_TASK STATEMENT_
Images should be left out, and everything else in the listing reproduced exactly.

_STORED DATA_
____

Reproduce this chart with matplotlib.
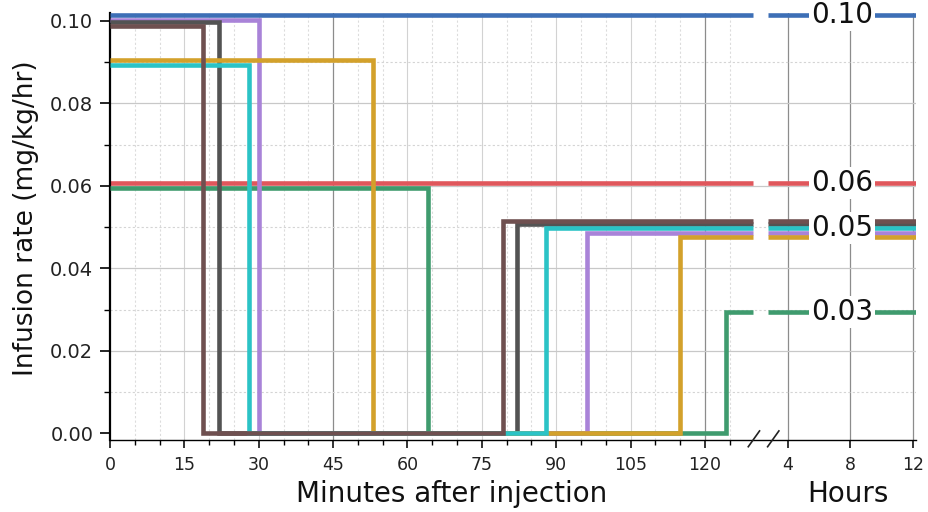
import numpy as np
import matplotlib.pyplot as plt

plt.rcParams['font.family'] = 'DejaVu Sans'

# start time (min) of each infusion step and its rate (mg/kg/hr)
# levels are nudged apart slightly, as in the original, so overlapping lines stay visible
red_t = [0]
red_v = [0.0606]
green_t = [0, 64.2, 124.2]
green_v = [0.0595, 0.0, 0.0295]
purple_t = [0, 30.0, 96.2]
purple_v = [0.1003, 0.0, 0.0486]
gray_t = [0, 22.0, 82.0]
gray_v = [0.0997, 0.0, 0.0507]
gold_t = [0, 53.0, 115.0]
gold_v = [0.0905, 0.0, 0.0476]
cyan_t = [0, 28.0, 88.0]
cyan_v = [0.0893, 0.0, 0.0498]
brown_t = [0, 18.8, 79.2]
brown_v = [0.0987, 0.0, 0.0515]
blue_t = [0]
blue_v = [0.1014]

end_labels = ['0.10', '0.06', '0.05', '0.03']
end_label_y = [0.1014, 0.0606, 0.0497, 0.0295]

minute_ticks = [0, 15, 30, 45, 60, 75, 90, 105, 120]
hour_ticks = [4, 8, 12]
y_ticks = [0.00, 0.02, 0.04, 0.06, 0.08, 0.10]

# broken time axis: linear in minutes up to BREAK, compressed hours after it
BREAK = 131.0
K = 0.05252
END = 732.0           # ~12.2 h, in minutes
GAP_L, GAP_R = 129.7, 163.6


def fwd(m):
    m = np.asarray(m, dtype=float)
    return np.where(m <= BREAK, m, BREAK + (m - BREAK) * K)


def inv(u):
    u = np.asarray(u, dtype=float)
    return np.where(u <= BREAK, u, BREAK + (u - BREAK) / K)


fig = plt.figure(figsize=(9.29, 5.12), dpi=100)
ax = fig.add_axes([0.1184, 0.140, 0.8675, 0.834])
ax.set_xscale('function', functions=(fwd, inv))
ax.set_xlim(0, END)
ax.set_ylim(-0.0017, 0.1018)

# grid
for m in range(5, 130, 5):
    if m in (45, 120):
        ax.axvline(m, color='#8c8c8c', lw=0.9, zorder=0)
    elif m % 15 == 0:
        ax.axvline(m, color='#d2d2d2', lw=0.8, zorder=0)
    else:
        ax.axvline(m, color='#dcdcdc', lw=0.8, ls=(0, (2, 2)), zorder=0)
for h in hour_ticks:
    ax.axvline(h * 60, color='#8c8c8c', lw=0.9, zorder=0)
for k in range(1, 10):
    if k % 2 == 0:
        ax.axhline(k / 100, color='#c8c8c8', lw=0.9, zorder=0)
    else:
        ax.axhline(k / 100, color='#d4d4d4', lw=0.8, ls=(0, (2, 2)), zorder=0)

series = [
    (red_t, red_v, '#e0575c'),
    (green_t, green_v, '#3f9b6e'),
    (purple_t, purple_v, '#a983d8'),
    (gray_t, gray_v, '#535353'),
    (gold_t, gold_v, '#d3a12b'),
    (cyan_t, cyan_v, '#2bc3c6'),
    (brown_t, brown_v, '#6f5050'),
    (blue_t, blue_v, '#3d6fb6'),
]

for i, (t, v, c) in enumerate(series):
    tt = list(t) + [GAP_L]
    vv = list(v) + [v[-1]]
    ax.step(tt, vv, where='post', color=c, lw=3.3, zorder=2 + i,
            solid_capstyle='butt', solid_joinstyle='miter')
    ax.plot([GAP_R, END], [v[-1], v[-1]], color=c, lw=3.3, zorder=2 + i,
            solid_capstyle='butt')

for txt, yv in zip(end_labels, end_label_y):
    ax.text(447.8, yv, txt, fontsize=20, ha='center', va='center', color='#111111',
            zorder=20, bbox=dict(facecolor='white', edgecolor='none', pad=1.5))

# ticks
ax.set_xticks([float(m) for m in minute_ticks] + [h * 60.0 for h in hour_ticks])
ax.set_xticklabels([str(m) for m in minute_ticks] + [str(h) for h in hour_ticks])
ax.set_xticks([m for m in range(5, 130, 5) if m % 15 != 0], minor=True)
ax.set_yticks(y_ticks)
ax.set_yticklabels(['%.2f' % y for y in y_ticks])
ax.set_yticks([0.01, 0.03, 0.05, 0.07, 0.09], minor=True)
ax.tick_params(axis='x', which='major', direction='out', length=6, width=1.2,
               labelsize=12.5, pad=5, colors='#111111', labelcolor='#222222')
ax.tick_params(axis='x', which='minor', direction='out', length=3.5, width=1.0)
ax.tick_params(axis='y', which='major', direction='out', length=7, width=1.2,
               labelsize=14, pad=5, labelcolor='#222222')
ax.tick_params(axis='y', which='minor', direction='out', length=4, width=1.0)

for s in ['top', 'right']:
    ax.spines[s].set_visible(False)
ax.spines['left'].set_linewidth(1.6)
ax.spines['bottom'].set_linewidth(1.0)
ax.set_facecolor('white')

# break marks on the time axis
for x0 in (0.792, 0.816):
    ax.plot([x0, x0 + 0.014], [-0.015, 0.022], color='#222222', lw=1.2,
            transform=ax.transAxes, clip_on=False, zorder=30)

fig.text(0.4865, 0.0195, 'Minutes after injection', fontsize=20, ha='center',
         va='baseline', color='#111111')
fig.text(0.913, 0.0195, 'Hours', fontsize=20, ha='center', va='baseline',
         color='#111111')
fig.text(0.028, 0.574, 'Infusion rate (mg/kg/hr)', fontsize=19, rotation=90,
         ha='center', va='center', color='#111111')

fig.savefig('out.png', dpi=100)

____

_OUTPUT BELOW_
Reproduce this chart with matplotlib.
import numpy as np
import matplotlib.pyplot as plt

plt.rcParams['font.family'] = 'DejaVu Sans'

# start time (min) of each infusion step and its rate (mg/kg/hr)
# levels are nudged apart slightly, as in the original, so overlapping lines stay visible
red_t = [0]
red_v = [0.0606]
green_t = [0, 64.2, 124.2]
green_v = [0.0595, 0.0, 0.0295]
purple_t = [0, 30.0, 96.2]
purple_v = [0.1003, 0.0, 0.0486]
gray_t = [0, 22.0, 82.0]
gray_v = [0.0997, 0.0, 0.0507]
gold_t = [0, 53.0, 115.0]
gold_v = [0.0905, 0.0, 0.0476]
cyan_t = [0, 28.0, 88.0]
cyan_v = [0.0893, 0.0, 0.0498]
brown_t = [0, 18.8, 79.2]
brown_v = [0.0987, 0.0, 0.0515]
blue_t = [0]
blue_v = [0.1014]

end_labels = ['0.10', '0.06', '0.05', '0.03']
end_label_y = [0.1014, 0.0606, 0.0497, 0.0295]

minute_ticks = [0, 15, 30, 45, 60, 75, 90, 105, 120]
hour_ticks = [4, 8, 12]
y_ticks = [0.00, 0.02, 0.04, 0.06, 0.08, 0.10]

# broken time axis: linear in minutes up to BREAK, compressed hours after it
BREAK = 131.0
K = 0.05252
END = 732.0           # ~12.2 h, in minutes
GAP_L, GAP_R = 129.7, 163.6


def fwd(m):
    m = np.asarray(m, dtype=float)
    return np.where(m <= BREAK, m, BREAK + (m - BREAK) * K)


def inv(u):
    u = np.asarray(u, dtype=float)
    return np.where(u <= BREAK, u, BREAK + (u - BREAK) / K)


fig = plt.figure(figsize=(9.29, 5.12), dpi=100)
ax = fig.add_axes([0.1184, 0.140, 0.8675, 0.834])
ax.set_xscale('function', functions=(fwd, inv))
ax.set_xlim(0, END)
ax.set_ylim(-0.0017, 0.1018)

# grid
for m in range(5, 130, 5):
    if m in (45, 120):
        ax.axvline(m, color='#8c8c8c', lw=0.9, zorder=0)
    elif m % 15 == 0:
        ax.axvline(m, color='#d2d2d2', lw=0.8, zorder=0)
    else:
        ax.axvline(m, color='#dcdcdc', lw=0.8, ls=(0, (2, 2)), zorder=0)
for h in hour_ticks:
    ax.axvline(h * 60, color='#8c8c8c', lw=0.9, zorder=0)
for k in range(1, 10):
    if k % 2 == 0:
        ax.axhline(k / 100, color='#c8c8c8', lw=0.9, zorder=0)
    else:
        ax.axhline(k / 100, color='#d4d4d4', lw=0.8, ls=(0, (2, 2)), zorder=0)

series = [
    (red_t, red_v, '#e0575c'),
    (green_t, green_v, '#3f9b6e'),
    (purple_t, purple_v, '#a983d8'),
    (gray_t, gray_v, '#535353'),
    (gold_t, gold_v, '#d3a12b'),
    (cyan_t, cyan_v, '#2bc3c6'),
    (brown_t, brown_v, '#6f5050'),
    (blue_t, blue_v, '#3d6fb6'),
]

for i, (t, v, c) in enumerate(series):
    tt = list(t) + [GAP_L]
    vv = list(v) + [v[-1]]
    ax.step(tt, vv, where='post', color=c, lw=3.3, zorder=2 + i,
            solid_capstyle='butt', solid_joinstyle='miter')
    ax.plot([GAP_R, END], [v[-1], v[-1]], color=c, lw=3.3, zorder=2 + i,
            solid_capstyle='butt')

for txt, yv in zip(end_labels, end_label_y):
    ax.text(447.8, yv, txt, fontsize=20, ha='center', va='center', color='#111111',
            zorder=20, bbox=dict(facecolor='white', edgecolor='none', pad=1.5))

# ticks
ax.set_xticks([float(m) for m in minute_ticks] + [h * 60.0 for h in hour_ticks])
ax.set_xticklabels([str(m) for m in minute_ticks] + [str(h) for h in hour_ticks])
ax.set_xticks([m for m in range(5, 130, 5) if m % 15 != 0], minor=True)
ax.set_yticks(y_ticks)
ax.set_yticklabels(['%.2f' % y for y in y_ticks])
ax.set_yticks([0.01, 0.03, 0.05, 0.07, 0.09], minor=True)
ax.tick_params(axis='x', which='major', direction='out', length=6, width=1.2,
               labelsize=12.5, pad=5, colors='#111111', labelcolor='#222222')
ax.tick_params(axis='x', which='minor', direction='out', length=3.5, width=1.0)
ax.tick_params(axis='y', which='major', direction='out', length=7, width=1.2,
               labelsize=14, pad=5, labelcolor='#222222')
ax.tick_params(axis='y', which='minor', direction='out', length=4, width=1.0)

for s in ['top', 'right']:
    ax.spines[s].set_visible(False)
ax.spines['left'].set_linewidth(1.6)
ax.spines['bottom'].set_linewidth(1.0)
ax.set_facecolor('white')

# break marks on the time axis
for x0 in (0.792, 0.816):
    ax.plot([x0, x0 + 0.014], [-0.015, 0.022], color='#222222', lw=1.2,
            transform=ax.transAxes, clip_on=False, zorder=30)

fig.text(0.4865, 0.0195, 'Minutes after injection', fontsize=20, ha='center',
         va='baseline', color='#111111')
fig.text(0.913, 0.0195, 'Hours', fontsize=20, ha='center', va='baseline',
         color='#111111')
fig.text(0.028, 0.574, 'Infusion rate (mg/kg/hr)', fontsize=19, rotation=90,
         ha='center', va='center', color='#111111')

fig.savefig('out.png', dpi=100)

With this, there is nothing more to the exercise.